[WHAT YOU NEED TO DO]
Copy everything from the line with "Recreate this image" down to the line with "ax.tick_params(axis='x', length=0, pad=18)", inclusive of both, exactly as written; leave out all pictures.

— START DATA PROVIDED —

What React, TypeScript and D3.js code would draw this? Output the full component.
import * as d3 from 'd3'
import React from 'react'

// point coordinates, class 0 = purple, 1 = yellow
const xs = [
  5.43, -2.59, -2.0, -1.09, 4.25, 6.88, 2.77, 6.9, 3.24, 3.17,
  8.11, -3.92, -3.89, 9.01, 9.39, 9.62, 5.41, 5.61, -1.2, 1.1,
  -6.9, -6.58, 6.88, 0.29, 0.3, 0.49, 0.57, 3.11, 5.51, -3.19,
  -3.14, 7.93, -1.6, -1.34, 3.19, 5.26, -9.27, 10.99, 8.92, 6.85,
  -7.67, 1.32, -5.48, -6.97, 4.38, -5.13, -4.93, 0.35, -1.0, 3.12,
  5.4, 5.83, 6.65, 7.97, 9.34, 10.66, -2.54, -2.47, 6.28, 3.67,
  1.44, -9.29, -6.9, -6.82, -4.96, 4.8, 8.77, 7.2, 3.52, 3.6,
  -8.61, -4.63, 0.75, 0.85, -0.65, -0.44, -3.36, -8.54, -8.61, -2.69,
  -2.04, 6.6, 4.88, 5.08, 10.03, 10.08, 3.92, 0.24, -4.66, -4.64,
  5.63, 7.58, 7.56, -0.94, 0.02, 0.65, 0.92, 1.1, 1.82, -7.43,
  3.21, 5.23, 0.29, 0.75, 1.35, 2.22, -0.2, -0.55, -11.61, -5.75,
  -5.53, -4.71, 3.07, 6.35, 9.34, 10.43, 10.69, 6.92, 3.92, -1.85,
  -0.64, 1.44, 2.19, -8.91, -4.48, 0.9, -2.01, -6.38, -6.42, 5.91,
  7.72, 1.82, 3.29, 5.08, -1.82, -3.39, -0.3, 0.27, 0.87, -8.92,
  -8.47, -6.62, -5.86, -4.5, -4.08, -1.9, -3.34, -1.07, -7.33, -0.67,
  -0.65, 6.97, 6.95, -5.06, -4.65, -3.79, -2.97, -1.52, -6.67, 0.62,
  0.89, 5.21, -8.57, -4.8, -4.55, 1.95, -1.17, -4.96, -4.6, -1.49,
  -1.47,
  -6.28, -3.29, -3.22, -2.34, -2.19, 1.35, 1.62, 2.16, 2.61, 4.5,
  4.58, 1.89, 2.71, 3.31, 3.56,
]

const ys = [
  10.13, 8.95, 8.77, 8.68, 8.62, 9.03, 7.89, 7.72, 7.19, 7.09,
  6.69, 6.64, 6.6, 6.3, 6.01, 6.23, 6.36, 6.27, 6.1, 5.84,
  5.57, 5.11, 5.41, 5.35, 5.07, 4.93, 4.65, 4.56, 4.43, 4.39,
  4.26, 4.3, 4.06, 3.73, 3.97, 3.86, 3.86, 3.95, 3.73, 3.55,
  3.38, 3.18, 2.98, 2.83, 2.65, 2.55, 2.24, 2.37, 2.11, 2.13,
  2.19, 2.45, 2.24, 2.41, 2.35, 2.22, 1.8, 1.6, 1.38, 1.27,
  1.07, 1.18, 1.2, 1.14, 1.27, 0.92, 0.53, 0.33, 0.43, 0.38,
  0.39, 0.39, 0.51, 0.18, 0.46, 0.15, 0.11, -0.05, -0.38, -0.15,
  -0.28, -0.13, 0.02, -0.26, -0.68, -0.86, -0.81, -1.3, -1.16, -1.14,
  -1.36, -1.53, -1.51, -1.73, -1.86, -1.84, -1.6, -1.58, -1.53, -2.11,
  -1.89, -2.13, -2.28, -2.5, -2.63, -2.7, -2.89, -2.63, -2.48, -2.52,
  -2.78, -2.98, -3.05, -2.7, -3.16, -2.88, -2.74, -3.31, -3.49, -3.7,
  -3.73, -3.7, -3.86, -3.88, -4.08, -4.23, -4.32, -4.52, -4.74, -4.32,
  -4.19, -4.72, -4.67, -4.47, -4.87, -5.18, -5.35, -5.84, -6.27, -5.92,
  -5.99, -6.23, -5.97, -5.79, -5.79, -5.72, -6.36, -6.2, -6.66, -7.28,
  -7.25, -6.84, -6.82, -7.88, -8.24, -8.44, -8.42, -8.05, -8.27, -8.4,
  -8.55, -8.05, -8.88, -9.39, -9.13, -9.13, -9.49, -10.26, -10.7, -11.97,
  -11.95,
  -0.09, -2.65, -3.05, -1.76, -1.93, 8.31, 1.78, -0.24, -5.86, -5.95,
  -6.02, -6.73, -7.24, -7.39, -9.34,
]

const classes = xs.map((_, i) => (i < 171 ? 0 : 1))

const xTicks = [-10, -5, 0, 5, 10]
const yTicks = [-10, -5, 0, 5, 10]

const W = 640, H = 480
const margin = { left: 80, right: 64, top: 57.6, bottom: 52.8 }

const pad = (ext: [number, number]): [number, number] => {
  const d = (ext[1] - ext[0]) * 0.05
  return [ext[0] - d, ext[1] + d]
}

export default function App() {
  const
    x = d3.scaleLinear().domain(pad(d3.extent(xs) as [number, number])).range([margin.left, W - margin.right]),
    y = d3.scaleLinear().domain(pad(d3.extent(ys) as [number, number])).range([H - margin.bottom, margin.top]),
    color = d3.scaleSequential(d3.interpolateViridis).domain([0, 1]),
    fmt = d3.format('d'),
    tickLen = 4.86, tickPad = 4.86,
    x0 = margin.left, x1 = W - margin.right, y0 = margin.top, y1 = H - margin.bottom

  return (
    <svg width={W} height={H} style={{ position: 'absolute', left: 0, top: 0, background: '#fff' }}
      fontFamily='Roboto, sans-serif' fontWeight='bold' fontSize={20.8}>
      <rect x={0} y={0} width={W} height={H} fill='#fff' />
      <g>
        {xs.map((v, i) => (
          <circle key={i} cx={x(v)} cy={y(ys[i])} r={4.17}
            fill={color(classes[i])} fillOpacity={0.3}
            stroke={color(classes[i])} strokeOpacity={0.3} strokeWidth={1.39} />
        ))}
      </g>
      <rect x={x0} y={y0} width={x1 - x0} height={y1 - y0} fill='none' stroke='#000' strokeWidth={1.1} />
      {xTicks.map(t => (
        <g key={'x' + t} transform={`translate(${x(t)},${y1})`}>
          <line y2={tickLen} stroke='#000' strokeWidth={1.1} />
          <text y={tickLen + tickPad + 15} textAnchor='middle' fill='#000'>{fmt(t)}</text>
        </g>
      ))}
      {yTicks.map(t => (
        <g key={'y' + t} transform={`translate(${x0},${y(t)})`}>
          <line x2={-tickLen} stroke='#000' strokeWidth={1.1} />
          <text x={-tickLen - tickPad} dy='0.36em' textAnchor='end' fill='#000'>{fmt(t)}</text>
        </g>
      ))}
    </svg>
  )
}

— END DATA PROVIDED —
— START DATA PROVIDED —

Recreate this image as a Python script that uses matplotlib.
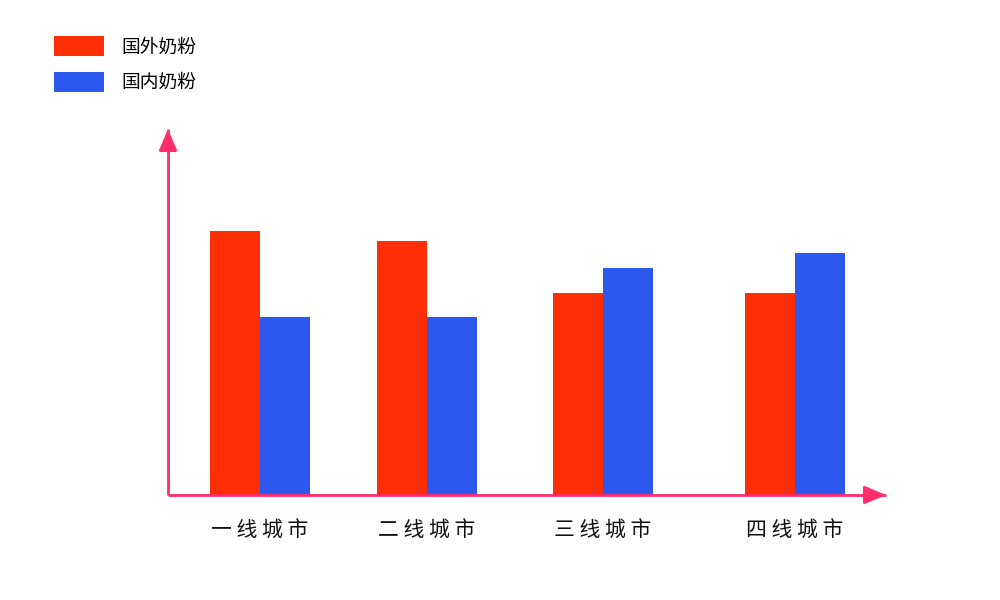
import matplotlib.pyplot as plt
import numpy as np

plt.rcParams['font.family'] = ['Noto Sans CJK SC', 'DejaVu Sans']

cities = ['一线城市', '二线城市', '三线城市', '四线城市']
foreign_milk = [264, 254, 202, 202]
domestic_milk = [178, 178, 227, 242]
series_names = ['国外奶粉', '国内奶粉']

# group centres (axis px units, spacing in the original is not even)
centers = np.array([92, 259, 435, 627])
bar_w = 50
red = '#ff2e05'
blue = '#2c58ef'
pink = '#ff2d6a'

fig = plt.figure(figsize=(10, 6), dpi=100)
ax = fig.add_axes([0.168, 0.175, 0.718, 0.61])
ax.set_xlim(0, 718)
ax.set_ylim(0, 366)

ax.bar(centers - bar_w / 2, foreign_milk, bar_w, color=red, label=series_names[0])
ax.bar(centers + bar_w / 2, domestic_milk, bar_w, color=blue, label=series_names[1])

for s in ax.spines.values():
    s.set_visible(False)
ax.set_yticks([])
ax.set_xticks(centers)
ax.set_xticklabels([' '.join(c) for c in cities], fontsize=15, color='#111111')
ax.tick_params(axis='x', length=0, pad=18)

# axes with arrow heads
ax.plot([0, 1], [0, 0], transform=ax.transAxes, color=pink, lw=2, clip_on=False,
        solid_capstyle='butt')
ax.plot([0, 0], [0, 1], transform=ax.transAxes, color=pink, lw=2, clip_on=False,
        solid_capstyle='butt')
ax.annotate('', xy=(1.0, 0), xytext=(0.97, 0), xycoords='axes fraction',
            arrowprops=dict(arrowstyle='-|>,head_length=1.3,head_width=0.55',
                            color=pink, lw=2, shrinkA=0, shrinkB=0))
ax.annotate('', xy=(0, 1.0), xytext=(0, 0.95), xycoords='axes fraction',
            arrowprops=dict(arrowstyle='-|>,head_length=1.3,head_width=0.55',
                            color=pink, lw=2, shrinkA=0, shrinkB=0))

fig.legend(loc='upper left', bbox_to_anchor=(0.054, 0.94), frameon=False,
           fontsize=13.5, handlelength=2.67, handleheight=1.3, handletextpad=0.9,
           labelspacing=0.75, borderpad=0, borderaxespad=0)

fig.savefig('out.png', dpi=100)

— END DATA PROVIDED —
— START DATA PROVIDED —

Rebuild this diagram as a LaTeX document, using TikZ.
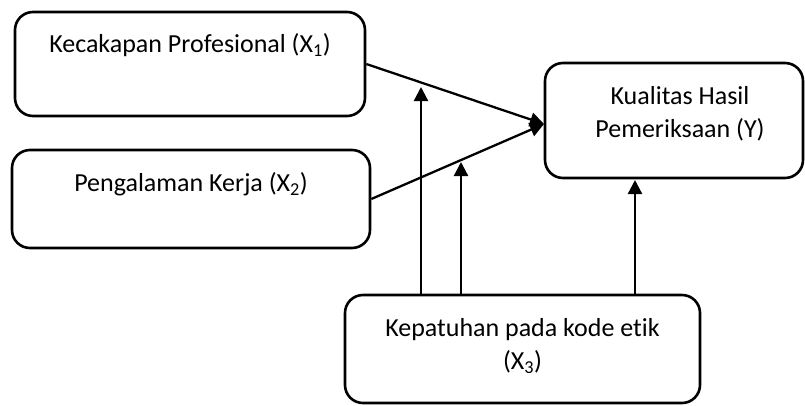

— END DATA PROVIDED —

[EXERCISE RESULT]
Recreate this image as a Python script that uses matplotlib.
import matplotlib.pyplot as plt
import numpy as np

plt.rcParams['font.family'] = ['Noto Sans CJK SC', 'DejaVu Sans']

cities = ['一线城市', '二线城市', '三线城市', '四线城市']
foreign_milk = [264, 254, 202, 202]
domestic_milk = [178, 178, 227, 242]
series_names = ['国外奶粉', '国内奶粉']

# group centres (axis px units, spacing in the original is not even)
centers = np.array([92, 259, 435, 627])
bar_w = 50
red = '#ff2e05'
blue = '#2c58ef'
pink = '#ff2d6a'

fig = plt.figure(figsize=(10, 6), dpi=100)
ax = fig.add_axes([0.168, 0.175, 0.718, 0.61])
ax.set_xlim(0, 718)
ax.set_ylim(0, 366)

ax.bar(centers - bar_w / 2, foreign_milk, bar_w, color=red, label=series_names[0])
ax.bar(centers + bar_w / 2, domestic_milk, bar_w, color=blue, label=series_names[1])

for s in ax.spines.values():
    s.set_visible(False)
ax.set_yticks([])
ax.set_xticks(centers)
ax.set_xticklabels([' '.join(c) for c in cities], fontsize=15, color='#111111')
ax.tick_params(axis='x', length=0, pad=18)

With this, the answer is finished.